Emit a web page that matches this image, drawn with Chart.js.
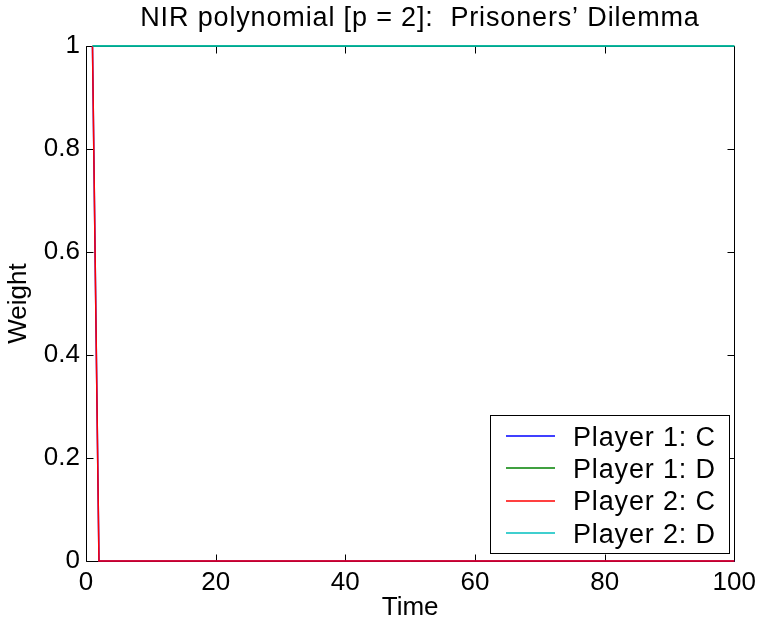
<!DOCTYPE html>
<html>
<head>
<meta charset="utf-8">
<script src="https://cdn.jsdelivr.net/npm/chart.js@4.4.1/dist/chart.umd.min.js"></script>
<style>
  html, body { margin: 0; padding: 0; background: #fff; }
  #wrap { width: 762px; height: 629px; }
</style>
</head>
<body>
<div id="wrap"><canvas id="weights" width="762" height="629"></canvas></div>
<script>
// values
const chartTitle = 'NIR polynomial [p = 2]:  Prisoners\u2019 Dilemma';
const timeSteps = [1, 2, 100];
const player1C = [1, 0, 0];
const player1D = [1, 1, 1];
const player2C = [1, 0, 0];
const player2D = [1, 1, 1];
const seriesLabels = ['Player 1: C', 'Player 1: D', 'Player 2: C', 'Player 2: D'];
const seriesColors = ['#0000ff', '#008000', '#ff0000', '#00bfbf'];
const xTicks = [0, 20, 40, 60, 80, 100];
const yTicks = [0, 0.2, 0.4, 0.6, 0.8, 1];

const FONT = '"Liberation Sans", Arial, Helvetica, sans-serif';

function toPoints(values) {
  return values.map((v, i) => ({ x: timeSteps[i], y: v }));
}

// matlab style box with inward ticks on all four sides
const frameBox = {
  id: 'frameBox',
  beforeDatasetsDraw(chart) {
    const { ctx, chartArea: a, scales } = chart;
    const L = Math.round(a.left) + 0.5, R = Math.round(a.right) + 0.5;
    const T = Math.round(a.top) + 0.5, B = Math.round(a.bottom) + 0.5;
    const len = 7;
    ctx.save();
    ctx.strokeStyle = '#000';
    ctx.lineWidth = 1;
    ctx.beginPath();
    ctx.rect(L, T, R - L, B - T);
    scales.x.ticks.forEach(t => {
      const px = Math.round(scales.x.getPixelForValue(t.value)) + 0.5;
      ctx.moveTo(px, B); ctx.lineTo(px, B - len);
      ctx.moveTo(px, T); ctx.lineTo(px, T + len);
    });
    scales.y.ticks.forEach(t => {
      const py = Math.round(scales.y.getPixelForValue(t.value)) + 0.5;
      ctx.moveTo(L, py); ctx.lineTo(L + len, py);
      ctx.moveTo(R, py); ctx.lineTo(R - len, py);
    });
    ctx.stroke();
    ctx.restore();
  },
  afterDraw(chart) {
    const { ctx } = chart;
    ctx.save();
    ctx.fillStyle = '#000';
    ctx.font = '27px ' + FONT;
    ctx.letterSpacing = '0.85px';
    ctx.textAlign = 'center';
    ctx.textBaseline = 'alphabetic';
    ctx.fillText(chartTitle, 420, 26);

    // legend box, lower right
    const bx = 490.5, by = 415.5, bw = 239, bh = 138;
    ctx.fillStyle = '#fff';
    ctx.fillRect(bx, by, bw, bh);
    ctx.strokeStyle = '#000';
    ctx.lineWidth = 1;
    ctx.strokeRect(bx, by, bw, bh);
    ctx.textAlign = 'left';
    chart.data.datasets.forEach((ds, i) => {
      const ry = 436 + i * 32.4;
      ctx.strokeStyle = ds.borderColor;
      ctx.lineWidth = 1.5;
      ctx.beginPath();
      ctx.moveTo(506, Math.round(ry));
      ctx.lineTo(555, Math.round(ry));
      ctx.stroke();
      ctx.fillStyle = '#000';
      ctx.fillText(ds.label, 573, ry + 9.5);
    });
    ctx.restore();
  }
};

// later series drawn on top, as in the original plot
const datasets = [player1C, player1D, player2C, player2D].map((vals, i, all) => ({
  label: seriesLabels[i],
  data: toPoints(vals),
  borderColor: seriesColors[i],
  backgroundColor: seriesColors[i],
  borderWidth: 1.5,
  pointRadius: 0,
  tension: 0,
  clip: false,
  order: all.length - i
}));

new Chart(document.getElementById('weights'), {
  type: 'line',
  data: { datasets: datasets },
  options: {
    responsive: false,
    animation: false,
    layout: { padding: { top: 46, right: 26, bottom: 0, left: 0 } },
    plugins: {
      legend: { display: false },
      title: { display: false },
      tooltip: { enabled: false }
    },
    scales: {
      x: {
        type: 'linear',
        min: 0,
        max: 100,
        afterBuildTicks: s => { s.ticks = xTicks.map(v => ({ value: v })); },
        afterFit: s => { s.height = 68; },
        grid: { display: false, drawTicks: false },
        border: { display: false },
        ticks: { color: '#000', padding: 6, maxRotation: 0, callback: v => String(v), font: { family: FONT, size: 26 } },
        title: { display: true, text: 'Time', color: '#000', padding: { top: 0, bottom: 6 }, font: { family: FONT, size: 26 } }
      },
      y: {
        type: 'linear',
        min: 0,
        max: 1,
        afterBuildTicks: s => { s.ticks = yTicks.map(v => ({ value: v })); },
        afterFit: s => { s.width = 86; },
        grid: { display: false, drawTicks: false },
        border: { display: false },
        ticks: { color: '#000', padding: 6, callback: v => String(v), font: { family: FONT, size: 26 } },
        title: { display: true, text: 'Weight', color: '#000', padding: { top: 3, bottom: 0 }, font: { family: FONT, size: 26 } }
      }
    }
  },
  plugins: [frameBox]
});
</script>
</body>
</html>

Set problem: Write out the whole listing again, exactly, with no pictures.

Answer for the task:
Emit a web page that matches this image, drawn with Chart.js.
<!DOCTYPE html>
<html>
<head>
<meta charset="utf-8">
<script src="https://cdn.jsdelivr.net/npm/chart.js@4.4.1/dist/chart.umd.min.js"></script>
<style>
  html, body { margin: 0; padding: 0; background: #fff; }
  #wrap { width: 762px; height: 629px; }
</style>
</head>
<body>
<div id="wrap"><canvas id="weights" width="762" height="629"></canvas></div>
<script>
// values
const chartTitle = 'NIR polynomial [p = 2]:  Prisoners\u2019 Dilemma';
const timeSteps = [1, 2, 100];
const player1C = [1, 0, 0];
const player1D = [1, 1, 1];
const player2C = [1, 0, 0];
const player2D = [1, 1, 1];
const seriesLabels = ['Player 1: C', 'Player 1: D', 'Player 2: C', 'Player 2: D'];
const seriesColors = ['#0000ff', '#008000', '#ff0000', '#00bfbf'];
const xTicks = [0, 20, 40, 60, 80, 100];
const yTicks = [0, 0.2, 0.4, 0.6, 0.8, 1];

const FONT = '"Liberation Sans", Arial, Helvetica, sans-serif';

function toPoints(values) {
  return values.map((v, i) => ({ x: timeSteps[i], y: v }));
}

// matlab style box with inward ticks on all four sides
const frameBox = {
  id: 'frameBox',
  beforeDatasetsDraw(chart) {
    const { ctx, chartArea: a, scales } = chart;
    const L = Math.round(a.left) + 0.5, R = Math.round(a.right) + 0.5;
    const T = Math.round(a.top) + 0.5, B = Math.round(a.bottom) + 0.5;
    const len = 7;
    ctx.save();
    ctx.strokeStyle = '#000';
    ctx.lineWidth = 1;
    ctx.beginPath();
    ctx.rect(L, T, R - L, B - T);
    scales.x.ticks.forEach(t => {
      const px = Math.round(scales.x.getPixelForValue(t.value)) + 0.5;
      ctx.moveTo(px, B); ctx.lineTo(px, B - len);
      ctx.moveTo(px, T); ctx.lineTo(px, T + len);
    });
    scales.y.ticks.forEach(t => {
      const py = Math.round(scales.y.getPixelForValue(t.value)) + 0.5;
      ctx.moveTo(L, py); ctx.lineTo(L + len, py);
      ctx.moveTo(R, py); ctx.lineTo(R - len, py);
    });
    ctx.stroke();
    ctx.restore();
  },
  afterDraw(chart) {
    const { ctx } = chart;
    ctx.save();
    ctx.fillStyle = '#000';
    ctx.font = '27px ' + FONT;
    ctx.letterSpacing = '0.85px';
    ctx.textAlign = 'center';
    ctx.textBaseline = 'alphabetic';
    ctx.fillText(chartTitle, 420, 26);

    // legend box, lower right
    const bx = 490.5, by = 415.5, bw = 239, bh = 138;
    ctx.fillStyle = '#fff';
    ctx.fillRect(bx, by, bw, bh);
    ctx.strokeStyle = '#000';
    ctx.lineWidth = 1;
    ctx.strokeRect(bx, by, bw, bh);
    ctx.textAlign = 'left';
    chart.data.datasets.forEach((ds, i) => {
      const ry = 436 + i * 32.4;
      ctx.strokeStyle = ds.borderColor;
      ctx.lineWidth = 1.5;
      ctx.beginPath();
      ctx.moveTo(506, Math.round(ry));
      ctx.lineTo(555, Math.round(ry));
      ctx.stroke();
      ctx.fillStyle = '#000';
      ctx.fillText(ds.label, 573, ry + 9.5);
    });
    ctx.restore();
  }
};

// later series drawn on top, as in the original plot
const datasets = [player1C, player1D, player2C, player2D].map((vals, i, all) => ({
  label: seriesLabels[i],
  data: toPoints(vals),
  borderColor: seriesColors[i],
  backgroundColor: seriesColors[i],
  borderWidth: 1.5,
  pointRadius: 0,
  tension: 0,
  clip: false,
  order: all.length - i
}));

new Chart(document.getElementById('weights'), {
  type: 'line',
  data: { datasets: datasets },
  options: {
    responsive: false,
    animation: false,
    layout: { padding: { top: 46, right: 26, bottom: 0, left: 0 } },
    plugins: {
      legend: { display: false },
      title: { display: false },
      tooltip: { enabled: false }
    },
    scales: {
      x: {
        type: 'linear',
        min: 0,
        max: 100,
        afterBuildTicks: s => { s.ticks = xTicks.map(v => ({ value: v })); },
        afterFit: s => { s.height = 68; },
        grid: { display: false, drawTicks: false },
        border: { display: false },
        ticks: { color: '#000', padding: 6, maxRotation: 0, callback: v => String(v), font: { family: FONT, size: 26 } },
        title: { display: true, text: 'Time', color: '#000', padding: { top: 0, bottom: 6 }, font: { family: FONT, size: 26 } }
      },
      y: {
        type: 'linear',
        min: 0,
        max: 1,
        afterBuildTicks: s => { s.ticks = yTicks.map(v => ({ value: v })); },
        afterFit: s => { s.width = 86; },
        grid: { display: false, drawTicks: false },
        border: { display: false },
        ticks: { color: '#000', padding: 6, callback: v => String(v), font: { family: FONT, size: 26 } },
        title: { display: true, text: 'Weight', color: '#000', padding: { top: 3, bottom: 0 }, font: { family: FONT, size: 26 } }
      }
    }
  },
  plugins: [frameBox]
});
</script>
</body>
</html>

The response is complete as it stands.